Monoman + Oil Truck = Mission of Burma?
I spent my high school years in Darien, Connecticut, a leafy suburb of New York City, ravenously consuming music from all spheres – Soft Machine to Slade, Ornette to Iggy, Beefheart, Bowie and always, always, The Kinks. About the only person who could keep up with my own eclectic listening habits was Jeff Conolly, who was a year younger than I was and – though I’m loathe to admit it – possibly even more music-deranged than myself. He and I once threw a band together for a high-school talent show and played tunes as varied as Zappa’s jazz-fusion instrumental “Peaches en Regalia” and Otis Redding’s hit “Can’t Turn You Loose.”
I discovered New York’s underground music scene and would slip into Greenwich Village often to catch The New York Dolls at Max’s Kansas City, showing up the next morning in math class at Darien High School with smeared eye makeup. Around ’75, the glitter scene – heavily based on retro-activating primitive rock energies and outrageousness – was evolving into something entirely new, refreshingly strange and absolutely captivating. There were the clipped, austere sounds of a RISD trio, the hard, compact pop pellets from leather-clad cartoon toughs from Queens and the florid guitar ecstasies from a group calling themselves Television. You’d see the same 40 or 50 people at these shows in the legendary dive on the Bowery.
My life was changed. Those new sounds utterly upended my world. I’d moved on to college in Rochester but I’d regularly make the long pilgrimage to NYC to dose up on the enormous energies exploding out of a small corner in the city’s downtown district. It was the birth of a whole new world and I would messianically carry this message back to my puzzled classmates at school.
One person who totally got it was my old Darien friend, Jeff Conolly. He was going to Boston University and had started playing with a band in Kenmore Square at a place called The Rathskeller. The group was DMZ and he told me they played Iggy songs, Sonics songs and their own stuff. He also told me that demi-goddess Patti Smith had bestowed her bohemian blessing upon them by joining them on stage. Jeff was so excited, so transformed, that he’d adopted a new name: Monoman. I was intensely envious. He’d had taken the first big step while I was still standing on the outside looking in.
Given all this, I jumped at the chance when a friend of a friend was starting a band in Boston. Erik Lindgren, a quirky record collector friend of my journalist friend Chip Lamey, had a masters in composition counterbalanced by an appreciation for raw, elemental rock. Perfect. He’d recruited Boby Bear, formerly of The Atlantics and prince of a man, on drums. Perfecter. Lindgren’s parents had a house on Cape Cod where we could woodshed for a few months in the winter before unleashing what was sure to be a revolutionary sound on Boston. Perfectest. Let the mad rock life begin…!
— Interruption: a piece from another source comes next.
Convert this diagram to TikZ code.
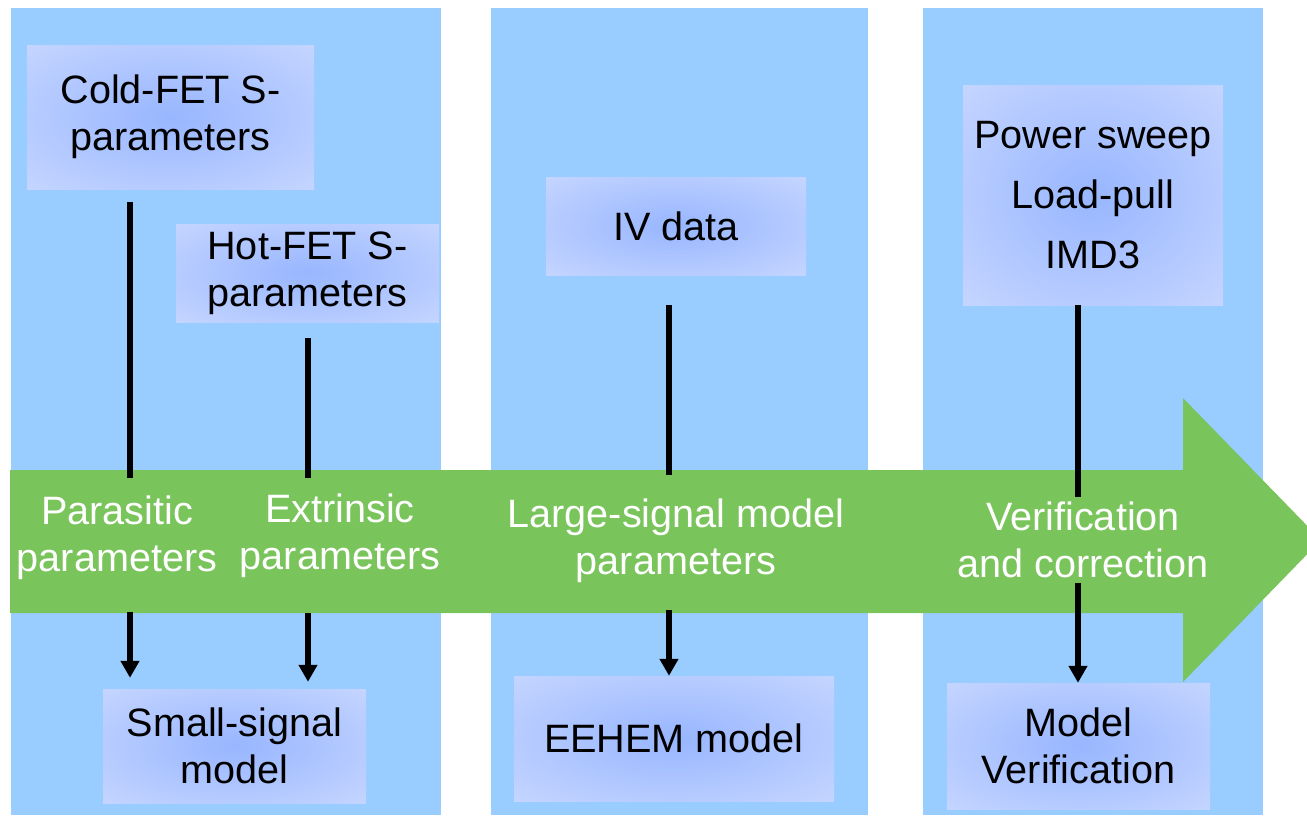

Except we weren’t allowed to have our girlfriends visit. And there was no drinking permitted in the house. And we subsisted on huge vats of underseasoned lentils. And if you’ve ever spent a few months in the offseason on the Cape, you’ll know that the sunny summer playground morphs into a lonely, forelorn, windswept wasteland that can be relentlessly corrosive to any sense of happiness and well-being. It may have been closer to a monastery than the dissolute, crazy-action life I thought I’d signed on for.
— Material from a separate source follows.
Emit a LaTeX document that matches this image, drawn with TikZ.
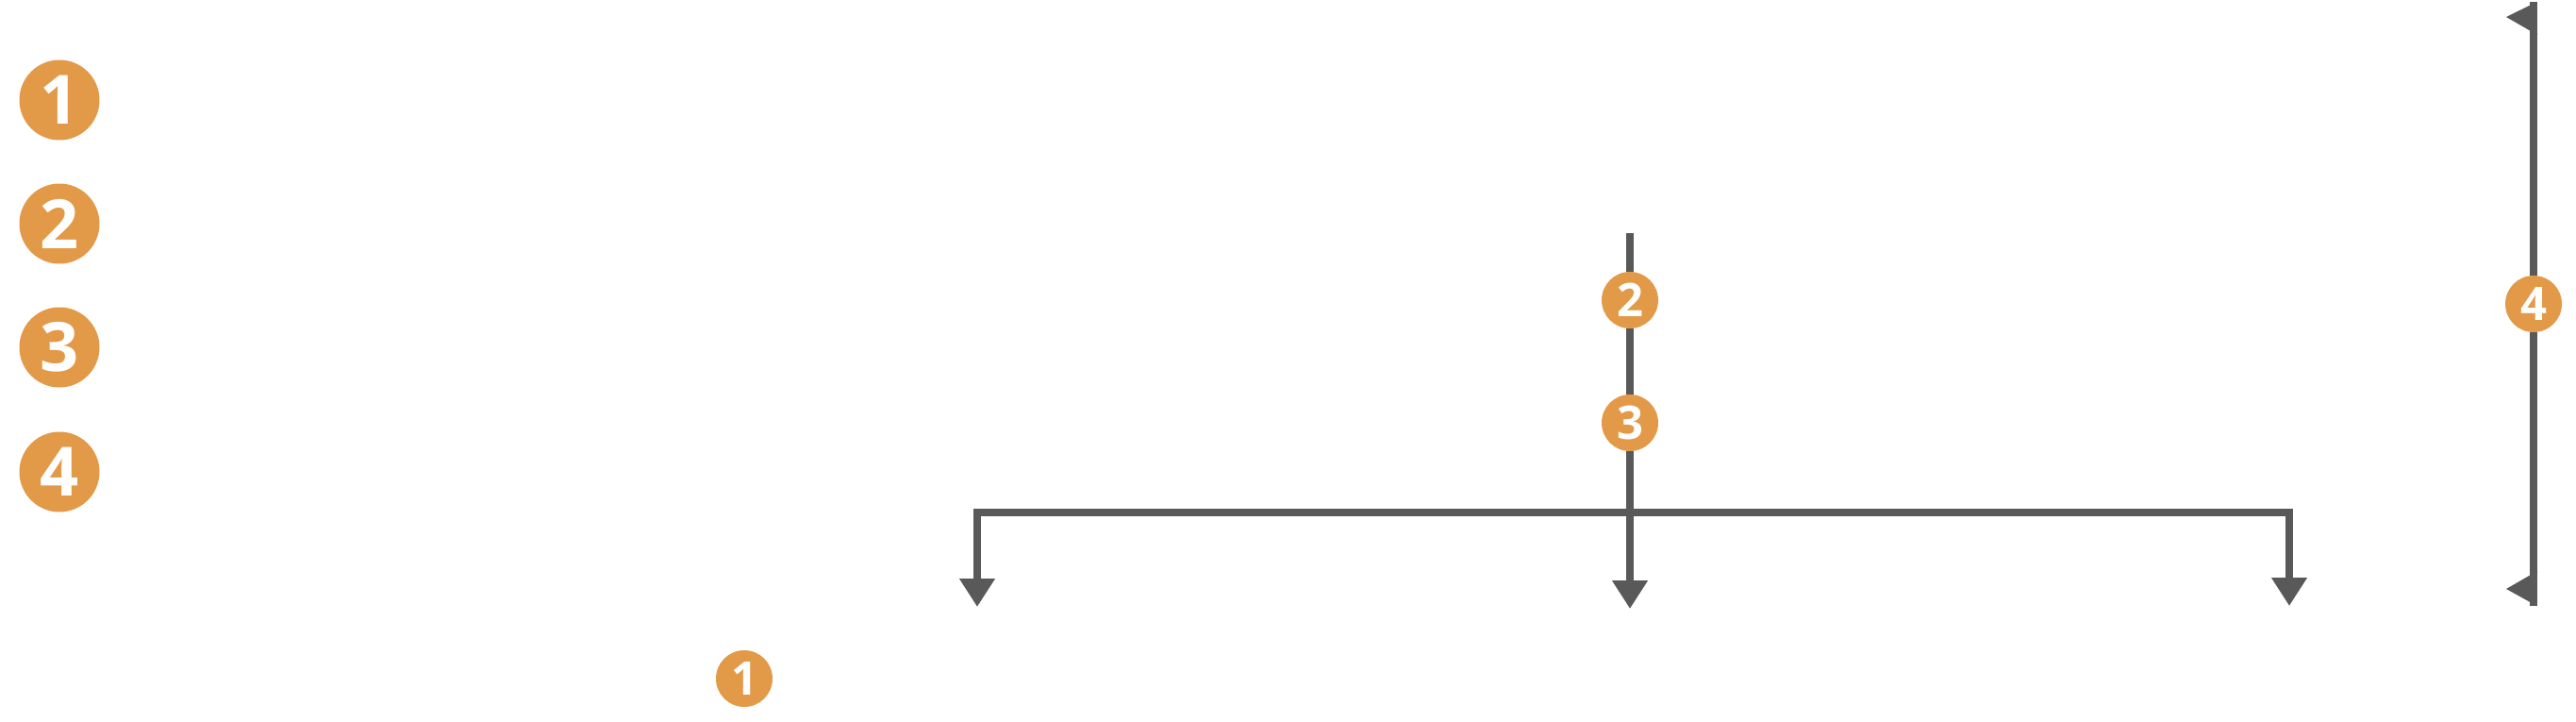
\documentclass[tikz,border=0pt]{standalone}
\usepackage{fontspec}
\setmainfont{Open Sans}
\usetikzlibrary{arrows.meta}
\definecolor{badge}{RGB}{227,154,72}
\definecolor{linegray}{RGB}{89,89,89}
\tikzset{
  bigbadge/.style={circle,fill=badge,inner sep=0pt,minimum size=85pt,text=white,font=\fontsize{72}{74}\selectfont\bfseries},
  smallbadge/.style={circle,fill=badge,inner sep=0pt,minimum size=60pt,text=white,font=\fontsize{49}{52}\selectfont\bfseries},
  wire/.style={draw=linegray,line width=7.5pt,line cap=butt,line join=miter},
  downarrow/.style={wire,-{Triangle[width=36pt,length=30pt]}},
  flag/.style={fill=linegray,draw=none}
}
\begin{document}
\begin{tikzpicture}[x=1pt,y=-1pt]
\useasboundingbox (0,0) rectangle (2731,765);
% legend badges
\node[bigbadge] (l1) at (63,106) {1};
\node[bigbadge] (l2) at (63,237) {2};
\node[bigbadge] (l3) at (63,368) {3};
\node[bigbadge] (l4) at (63,500) {4};
% bottom badge
\node[smallbadge] (b1) at (789,719) {1};
% central trunk badges
\node[smallbadge] (n2) at (1728,318) {2};
\node[smallbadge] (n3) at (1728,448) {3};
% right dimension badge
\node[smallbadge] (n4) at (2686,322) {4};
% coordinates
\coordinate (ctop) at (1728,247);
\coordinate (lc) at (1036,543);
\coordinate (rc) at (2427,543);
\coordinate (tipL) at (1036,643);
\coordinate (tipC) at (1728,645);
\coordinate (tipR) at (2427,642);
\coordinate (rtop) at (2686,2);
\coordinate (rbot) at (2686,642);
% trunk
\draw[wire] (ctop) -- (n2);
\draw[wire] (n2) -- (n3);
\draw[downarrow] (n3) -- (tipC);
% branches
\draw[downarrow] (rc) -- (lc) -- (tipL);
\draw[downarrow] (lc) -- (rc) -- (tipR);
% right dimension line
\draw[wire] (rtop) -- (n4);
\draw[wire] (n4) -- (rbot);
\fill[flag] ([xshift=3.5pt]rtop) -- (2657,18) -- (2690,37) -- cycle;
\fill[flag] (2690,605) -- (2657,624) -- ([xshift=3.5pt]rbot) -- cycle;
\end{tikzpicture}
\end{document}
That said, Erik was an entertaining and charismatic character, his songs were cool, complex and challenging and Boby’s humor and sense of the absurd helped keep the entertainment factor high. We recruited a local guitarist whose unusual style earned him the nickname “The Alien,” put together a dozen songs, moved to a house in Brighton Center and decided to call ourselves Moving Parts.
We were finding our way into the nascent art-school wing of the Boston music scene – playing gigs with Human Sexual Response, The Girls and La Peste – when I had an unfortunate encounter with an oil truck during the Blizzard of ‘78. Since that meant many months of recuperation, we had to stop playing together. The Alien decided this might be a good time to sneak back to the Cape and resume playing Joni Mitchell songs so Moving Parts placed an ad for a new guitarist in The Real Paper. A personable fellow showed up at the door with long hair and a bottle-green velvet frockcoat. There was a bit of confusion since he thought he was auditioning for bass but he said he was game for trying guitar.
He said he was from Ann Arbor and that his name was Roger Miller. He played some startling whole-tone solos and told us he wrote music, too. The song he showed us that night was “Max Ernst.” I felt my life changing again.
(by Clint Conley)
Clint Conley was the bassist for Mission of Burma and a producer for WCVB-TV’s program Chronicle. He co-formed the band in early 1979 with Roger Miller and Peter Prescott and their first single was “Academy Fight Song” b/w “Max Ernst.”